Dave is looking for a Staff Site Reliability Engineer for a senior, deeply hands-on role on our small, high-leverage SRE team. You'll serve as a technical anchor across cloud infrastructure and networking, shaping how reliability, automation, and performance are embedded into every layer of our platform. You'll design systems to prevent incidents and evolve our GCP platform to support product velocity while protecting long-term durability.
What You'll Do
- Lead architecture and automation across our GCP environment, ensuring reliability, scalability, security, and thoughtful cost management.
- Define and improve SLIs, SLOs, and error budgets using Cloud Monitoring and Datadog — connecting reliability goals to real business outcomes.
- Shape our multi-region, disaster recovery, and capacity planning strategies so the platform holds up as we grow.
- Design and optimize cloud networking, including VPC architecture, ingress/egress, Cloud Armor, VPN, and DNS to support internal systems, partner integrations, and member-facing services.
- Drive infrastructure-as-code and GitOps practices using Terraform, Kubernetes, Helm, and ArgoCD to make deployments predictable and repeatable.
- Mentor SREs and infrastructure engineers through design reviews, incident retros, and hands-on collaboration — strengthening technical depth across the team.
- Explore practical LLM-driven automation where it meaningfully reduces operational toil and shortens incident resolution time.
What We're Looking For
- 8+ years in software, infrastructure, or site reliability engineering.
- 5+ years of hands-on experience operating production systems in GCP (compute, networking, storage, IAM, observability).
- Deep experience with Kubernetes (GKE), Helm, containerization, Terraform (IaC), and ArgoCD.
- Strong programming skills in Python, Go, or TypeScript/JavaScript for automation and internal tooling.
- Experience defining and operating against SLIs, SLOs, and error budgets.
- Strong knowledge of relational and distributed databases (e.g., MySQL, Cloud SQL, Cloud Spanner, Redis), including performance tuning and HA strategies.
- Experience leading incident response, root cause analysis, and systemic remediation.
Nice to Have
- Experience in fintech or regulated environments.
- Familiarity with CI tooling (GHA, Jenkins, Tekton, CircleCI).
- Experience in high-growth startups.
Technical Stack
- Cloud: GCP
- Orchestration & IaC: Kubernetes (GKE), Helm, Terraform, ArgoCD
- Observability: Cloud Monitoring, Datadog
- Languages: Python, Go, TypeScript/JavaScript
- Databases: MySQL, Cloud SQL, Cloud Spanner, Redis
Team & Environment
You'll join a small, high-leverage SRE team of 3–4 engineers and report to the Director of DevX & Infrastructure Engineering.
Benefits & Compensation
- Flexible hours and virtual first work culture with a home office stipend.

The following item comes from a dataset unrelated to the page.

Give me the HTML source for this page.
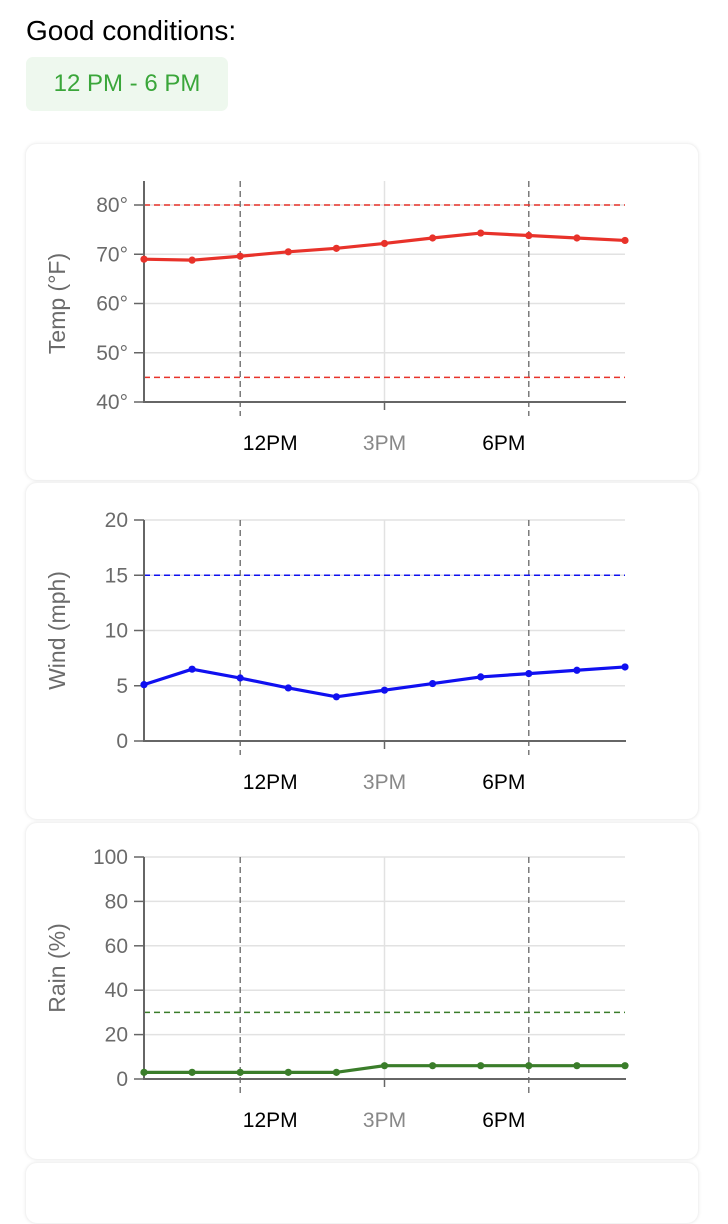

- Premium Medical, Dental, and Vision Insurance plans.
- Generous paid parental and caregiver leave.
- 401(k) savings plan with matching contributions.
- Financial advisor and financial wellness support.
- Flexible PTO and generous company holidays, including Juneteenth and Winter Break.
- All-company in-person events once or twice a year and virtual events throughout.
Work Mode
This is a remote position open to candidates located anywhere in the United States, except Hawaii.
Dave Operating LLC is proud to be an Equal Employment Opportunity employer and is dedicated to cultivating a diverse and inclusive workplace. We will consider for employment all qualified applicants and do not discriminate on any basis protected by federal, state, or local law, including the City of Los Angeles’ Fair Chance Initiative for Hiring Ordinance relating to an applicant's criminal history.